• [Exercise brief]: Copy each line below that includes "React".

• [Recorded information]:

-- Start --

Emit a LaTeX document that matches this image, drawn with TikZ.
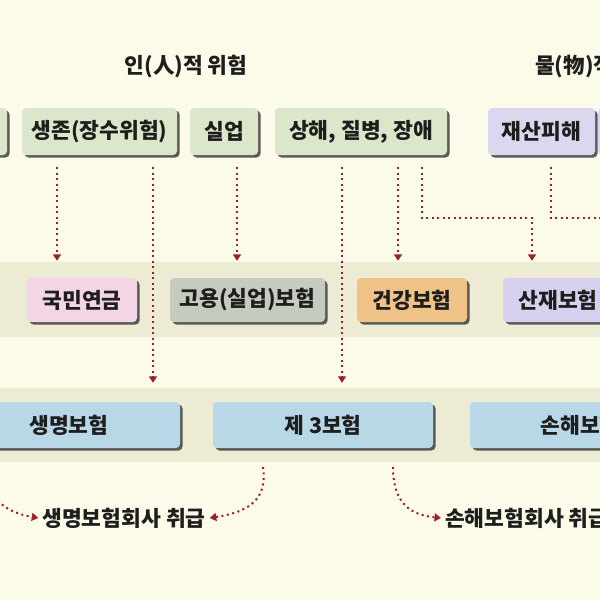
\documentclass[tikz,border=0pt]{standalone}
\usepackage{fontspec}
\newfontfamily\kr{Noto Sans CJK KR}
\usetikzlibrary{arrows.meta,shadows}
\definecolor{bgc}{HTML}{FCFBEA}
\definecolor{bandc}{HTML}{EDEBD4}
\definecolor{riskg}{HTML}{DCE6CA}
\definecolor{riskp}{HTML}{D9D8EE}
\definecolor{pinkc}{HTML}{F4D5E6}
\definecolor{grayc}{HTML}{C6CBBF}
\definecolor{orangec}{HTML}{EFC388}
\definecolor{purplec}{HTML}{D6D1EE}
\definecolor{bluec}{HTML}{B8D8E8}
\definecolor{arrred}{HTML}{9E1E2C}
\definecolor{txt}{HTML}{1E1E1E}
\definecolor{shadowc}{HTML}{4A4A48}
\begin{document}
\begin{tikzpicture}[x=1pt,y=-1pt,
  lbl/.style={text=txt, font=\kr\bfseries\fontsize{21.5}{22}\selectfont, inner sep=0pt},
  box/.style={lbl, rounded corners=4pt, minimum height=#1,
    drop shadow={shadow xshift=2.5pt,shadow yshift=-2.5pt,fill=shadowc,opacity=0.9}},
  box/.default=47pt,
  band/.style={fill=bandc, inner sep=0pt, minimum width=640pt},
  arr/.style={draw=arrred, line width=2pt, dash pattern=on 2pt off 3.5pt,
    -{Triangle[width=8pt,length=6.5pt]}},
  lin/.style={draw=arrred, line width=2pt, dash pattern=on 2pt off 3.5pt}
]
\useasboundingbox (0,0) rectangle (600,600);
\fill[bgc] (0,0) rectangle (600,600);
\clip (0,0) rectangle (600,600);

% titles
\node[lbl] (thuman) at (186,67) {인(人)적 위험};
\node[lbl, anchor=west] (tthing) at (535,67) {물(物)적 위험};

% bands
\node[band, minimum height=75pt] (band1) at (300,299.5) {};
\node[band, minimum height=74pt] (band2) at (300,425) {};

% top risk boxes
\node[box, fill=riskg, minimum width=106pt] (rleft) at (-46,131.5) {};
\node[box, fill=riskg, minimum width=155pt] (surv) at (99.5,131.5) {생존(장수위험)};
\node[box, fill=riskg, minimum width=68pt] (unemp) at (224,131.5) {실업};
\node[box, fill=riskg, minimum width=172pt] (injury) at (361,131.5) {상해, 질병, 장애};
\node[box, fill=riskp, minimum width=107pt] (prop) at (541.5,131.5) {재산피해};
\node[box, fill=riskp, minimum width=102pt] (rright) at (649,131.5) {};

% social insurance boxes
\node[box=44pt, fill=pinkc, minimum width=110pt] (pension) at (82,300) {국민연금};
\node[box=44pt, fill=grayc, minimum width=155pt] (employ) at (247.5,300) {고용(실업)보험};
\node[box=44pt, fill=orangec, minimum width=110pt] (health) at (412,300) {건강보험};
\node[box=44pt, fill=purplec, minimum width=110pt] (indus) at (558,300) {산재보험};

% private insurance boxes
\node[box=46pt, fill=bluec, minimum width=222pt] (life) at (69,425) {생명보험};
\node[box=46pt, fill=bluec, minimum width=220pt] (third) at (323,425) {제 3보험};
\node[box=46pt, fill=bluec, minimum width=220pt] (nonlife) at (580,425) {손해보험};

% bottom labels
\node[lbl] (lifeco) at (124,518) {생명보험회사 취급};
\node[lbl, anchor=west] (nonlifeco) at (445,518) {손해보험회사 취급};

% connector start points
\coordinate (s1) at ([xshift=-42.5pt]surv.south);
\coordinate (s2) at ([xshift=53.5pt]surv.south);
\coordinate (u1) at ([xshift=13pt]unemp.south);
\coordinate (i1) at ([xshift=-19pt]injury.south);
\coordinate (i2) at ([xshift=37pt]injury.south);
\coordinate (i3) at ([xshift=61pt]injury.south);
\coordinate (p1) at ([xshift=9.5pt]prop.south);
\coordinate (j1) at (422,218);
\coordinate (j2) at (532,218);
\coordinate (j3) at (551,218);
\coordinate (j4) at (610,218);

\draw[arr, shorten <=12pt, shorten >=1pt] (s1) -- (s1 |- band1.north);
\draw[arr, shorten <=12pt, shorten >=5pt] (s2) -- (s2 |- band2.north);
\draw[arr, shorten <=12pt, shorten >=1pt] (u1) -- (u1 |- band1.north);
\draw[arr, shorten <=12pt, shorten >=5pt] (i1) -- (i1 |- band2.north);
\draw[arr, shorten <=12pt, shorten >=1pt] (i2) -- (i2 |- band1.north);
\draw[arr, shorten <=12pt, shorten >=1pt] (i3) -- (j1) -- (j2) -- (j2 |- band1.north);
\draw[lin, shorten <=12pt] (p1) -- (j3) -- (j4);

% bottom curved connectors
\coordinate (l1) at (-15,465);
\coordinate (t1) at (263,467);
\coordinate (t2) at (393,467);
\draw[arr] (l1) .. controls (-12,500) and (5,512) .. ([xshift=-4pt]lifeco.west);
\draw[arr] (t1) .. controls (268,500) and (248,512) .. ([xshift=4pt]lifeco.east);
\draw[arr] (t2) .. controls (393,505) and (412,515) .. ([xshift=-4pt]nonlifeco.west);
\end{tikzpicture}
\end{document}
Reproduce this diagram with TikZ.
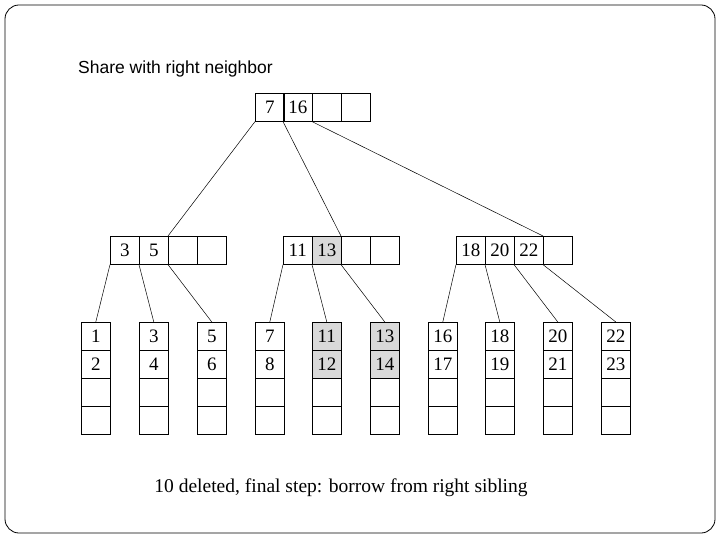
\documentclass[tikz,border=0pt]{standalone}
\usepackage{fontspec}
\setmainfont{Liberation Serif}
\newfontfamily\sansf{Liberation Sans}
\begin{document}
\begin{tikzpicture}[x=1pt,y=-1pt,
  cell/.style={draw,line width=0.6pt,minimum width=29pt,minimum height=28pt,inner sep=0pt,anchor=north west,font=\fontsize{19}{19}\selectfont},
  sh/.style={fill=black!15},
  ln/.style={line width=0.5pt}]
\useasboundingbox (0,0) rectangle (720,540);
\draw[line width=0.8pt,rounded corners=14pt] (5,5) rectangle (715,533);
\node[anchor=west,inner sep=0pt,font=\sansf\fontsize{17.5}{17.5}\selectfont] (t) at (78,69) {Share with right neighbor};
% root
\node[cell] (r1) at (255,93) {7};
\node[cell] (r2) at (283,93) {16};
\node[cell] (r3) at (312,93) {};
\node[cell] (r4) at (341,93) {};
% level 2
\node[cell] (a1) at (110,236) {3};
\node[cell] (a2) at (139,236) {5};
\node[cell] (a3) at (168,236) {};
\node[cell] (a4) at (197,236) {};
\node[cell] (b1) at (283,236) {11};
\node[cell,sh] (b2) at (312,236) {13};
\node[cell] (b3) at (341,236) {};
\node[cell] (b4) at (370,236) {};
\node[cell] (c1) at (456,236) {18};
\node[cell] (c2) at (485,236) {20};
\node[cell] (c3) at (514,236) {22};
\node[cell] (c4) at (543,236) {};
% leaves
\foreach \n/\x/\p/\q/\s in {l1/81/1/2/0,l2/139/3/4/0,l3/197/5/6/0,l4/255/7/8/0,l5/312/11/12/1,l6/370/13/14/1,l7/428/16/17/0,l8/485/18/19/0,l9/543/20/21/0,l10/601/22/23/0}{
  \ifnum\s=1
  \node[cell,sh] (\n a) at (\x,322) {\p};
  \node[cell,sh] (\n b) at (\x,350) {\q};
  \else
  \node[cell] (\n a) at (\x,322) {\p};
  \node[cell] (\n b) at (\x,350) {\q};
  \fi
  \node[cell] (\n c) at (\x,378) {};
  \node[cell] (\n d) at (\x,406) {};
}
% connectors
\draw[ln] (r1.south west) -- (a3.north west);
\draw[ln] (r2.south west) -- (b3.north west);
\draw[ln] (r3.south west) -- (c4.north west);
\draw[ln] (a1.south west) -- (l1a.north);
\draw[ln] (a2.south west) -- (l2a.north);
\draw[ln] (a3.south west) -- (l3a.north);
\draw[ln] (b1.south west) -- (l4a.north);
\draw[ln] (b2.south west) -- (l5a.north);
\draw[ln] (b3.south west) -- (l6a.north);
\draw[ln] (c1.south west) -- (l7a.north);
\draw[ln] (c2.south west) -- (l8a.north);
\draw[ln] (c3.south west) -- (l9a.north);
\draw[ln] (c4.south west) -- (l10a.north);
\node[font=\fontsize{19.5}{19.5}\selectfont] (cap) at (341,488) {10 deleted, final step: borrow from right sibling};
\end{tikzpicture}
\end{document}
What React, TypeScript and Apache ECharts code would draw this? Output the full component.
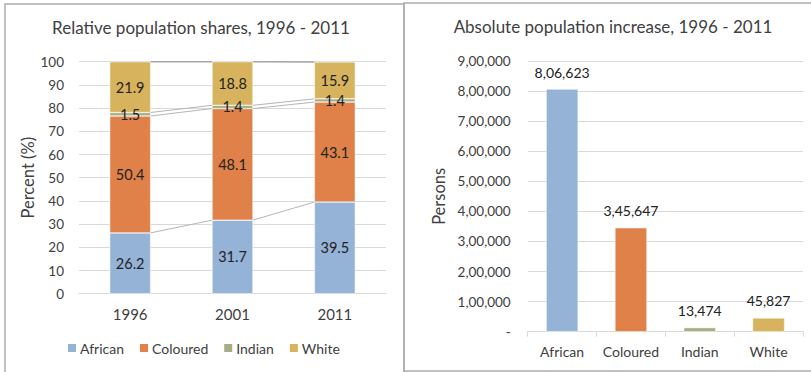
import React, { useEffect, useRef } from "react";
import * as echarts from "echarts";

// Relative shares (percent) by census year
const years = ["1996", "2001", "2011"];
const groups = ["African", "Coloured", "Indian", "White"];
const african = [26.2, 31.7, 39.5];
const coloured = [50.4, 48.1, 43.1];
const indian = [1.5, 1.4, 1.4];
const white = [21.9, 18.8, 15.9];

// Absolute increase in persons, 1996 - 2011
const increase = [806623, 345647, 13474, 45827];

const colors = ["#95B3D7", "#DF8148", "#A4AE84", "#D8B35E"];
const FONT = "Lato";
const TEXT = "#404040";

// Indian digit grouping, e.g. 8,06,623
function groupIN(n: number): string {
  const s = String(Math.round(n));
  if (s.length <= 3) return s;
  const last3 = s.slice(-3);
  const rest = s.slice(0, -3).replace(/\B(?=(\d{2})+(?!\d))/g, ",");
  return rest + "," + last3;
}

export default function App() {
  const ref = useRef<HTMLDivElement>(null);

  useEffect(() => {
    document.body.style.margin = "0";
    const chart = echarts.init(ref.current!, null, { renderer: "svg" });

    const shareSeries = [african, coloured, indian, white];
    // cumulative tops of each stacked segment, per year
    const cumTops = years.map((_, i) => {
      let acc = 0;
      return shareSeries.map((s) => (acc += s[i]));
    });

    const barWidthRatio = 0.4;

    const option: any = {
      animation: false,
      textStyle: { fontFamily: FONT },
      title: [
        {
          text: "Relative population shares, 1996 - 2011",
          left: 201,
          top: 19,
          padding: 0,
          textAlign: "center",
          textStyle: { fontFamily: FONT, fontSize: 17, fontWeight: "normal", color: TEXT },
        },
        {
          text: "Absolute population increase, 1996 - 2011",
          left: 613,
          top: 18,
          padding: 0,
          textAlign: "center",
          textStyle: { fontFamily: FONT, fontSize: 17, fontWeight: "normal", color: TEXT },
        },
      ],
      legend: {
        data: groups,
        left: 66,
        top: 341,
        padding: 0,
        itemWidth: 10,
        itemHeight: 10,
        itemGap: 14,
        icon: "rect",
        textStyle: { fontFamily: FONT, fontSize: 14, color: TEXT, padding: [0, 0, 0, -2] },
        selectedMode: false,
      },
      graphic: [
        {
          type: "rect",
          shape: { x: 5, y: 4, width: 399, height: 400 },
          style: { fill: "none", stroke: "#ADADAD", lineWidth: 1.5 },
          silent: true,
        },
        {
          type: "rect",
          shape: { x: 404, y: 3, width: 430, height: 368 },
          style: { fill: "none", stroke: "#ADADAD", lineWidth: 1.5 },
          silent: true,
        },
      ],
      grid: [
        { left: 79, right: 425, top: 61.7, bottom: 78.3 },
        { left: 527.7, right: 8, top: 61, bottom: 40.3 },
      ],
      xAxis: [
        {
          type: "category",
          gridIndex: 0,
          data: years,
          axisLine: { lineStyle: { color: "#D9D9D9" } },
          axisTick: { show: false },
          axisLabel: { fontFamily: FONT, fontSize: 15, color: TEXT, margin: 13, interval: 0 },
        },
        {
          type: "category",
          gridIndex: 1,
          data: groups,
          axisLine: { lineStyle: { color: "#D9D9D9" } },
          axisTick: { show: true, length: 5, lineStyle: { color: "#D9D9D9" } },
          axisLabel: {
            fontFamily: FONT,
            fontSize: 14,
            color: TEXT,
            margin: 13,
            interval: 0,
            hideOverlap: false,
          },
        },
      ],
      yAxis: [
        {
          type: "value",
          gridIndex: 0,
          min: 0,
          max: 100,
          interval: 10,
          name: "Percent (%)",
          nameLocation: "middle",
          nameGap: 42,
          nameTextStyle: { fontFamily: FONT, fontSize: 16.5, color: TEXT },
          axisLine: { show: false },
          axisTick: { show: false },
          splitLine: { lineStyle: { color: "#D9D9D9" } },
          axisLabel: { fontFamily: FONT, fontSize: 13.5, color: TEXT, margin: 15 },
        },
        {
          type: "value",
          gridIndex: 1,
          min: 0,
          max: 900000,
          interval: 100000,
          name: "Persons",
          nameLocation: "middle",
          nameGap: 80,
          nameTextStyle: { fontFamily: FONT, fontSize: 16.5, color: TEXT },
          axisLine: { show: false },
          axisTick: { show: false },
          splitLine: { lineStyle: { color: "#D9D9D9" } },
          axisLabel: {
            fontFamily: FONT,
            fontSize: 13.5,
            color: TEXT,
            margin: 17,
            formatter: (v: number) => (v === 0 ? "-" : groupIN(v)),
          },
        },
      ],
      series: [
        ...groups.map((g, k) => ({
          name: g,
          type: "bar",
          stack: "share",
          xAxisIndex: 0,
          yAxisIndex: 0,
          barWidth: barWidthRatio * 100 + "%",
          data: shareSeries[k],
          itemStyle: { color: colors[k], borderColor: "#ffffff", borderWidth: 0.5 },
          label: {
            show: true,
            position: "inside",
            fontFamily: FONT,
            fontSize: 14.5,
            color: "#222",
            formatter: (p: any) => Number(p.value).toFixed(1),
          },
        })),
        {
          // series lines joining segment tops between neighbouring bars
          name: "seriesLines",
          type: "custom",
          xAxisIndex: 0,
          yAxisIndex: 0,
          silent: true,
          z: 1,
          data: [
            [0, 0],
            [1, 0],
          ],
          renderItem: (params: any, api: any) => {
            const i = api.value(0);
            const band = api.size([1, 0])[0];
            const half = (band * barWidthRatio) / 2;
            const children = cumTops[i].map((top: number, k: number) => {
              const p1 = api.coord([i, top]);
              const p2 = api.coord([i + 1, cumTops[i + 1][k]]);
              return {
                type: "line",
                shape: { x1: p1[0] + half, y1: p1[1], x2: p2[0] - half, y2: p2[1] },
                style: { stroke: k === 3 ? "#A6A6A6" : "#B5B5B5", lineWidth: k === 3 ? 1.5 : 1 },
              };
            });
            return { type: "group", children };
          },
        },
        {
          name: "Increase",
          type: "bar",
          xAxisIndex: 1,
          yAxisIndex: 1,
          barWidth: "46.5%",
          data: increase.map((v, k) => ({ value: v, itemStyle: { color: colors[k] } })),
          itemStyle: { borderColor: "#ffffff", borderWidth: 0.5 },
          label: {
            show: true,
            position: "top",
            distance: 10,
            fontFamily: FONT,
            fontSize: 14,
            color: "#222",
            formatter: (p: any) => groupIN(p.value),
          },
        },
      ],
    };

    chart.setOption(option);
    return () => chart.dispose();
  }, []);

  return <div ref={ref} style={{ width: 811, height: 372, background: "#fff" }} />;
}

-- End --

• [Task solution]:
What React, TypeScript and Apache ECharts code would draw this? Output the full component.
import React, { useEffect, useRef } from "react";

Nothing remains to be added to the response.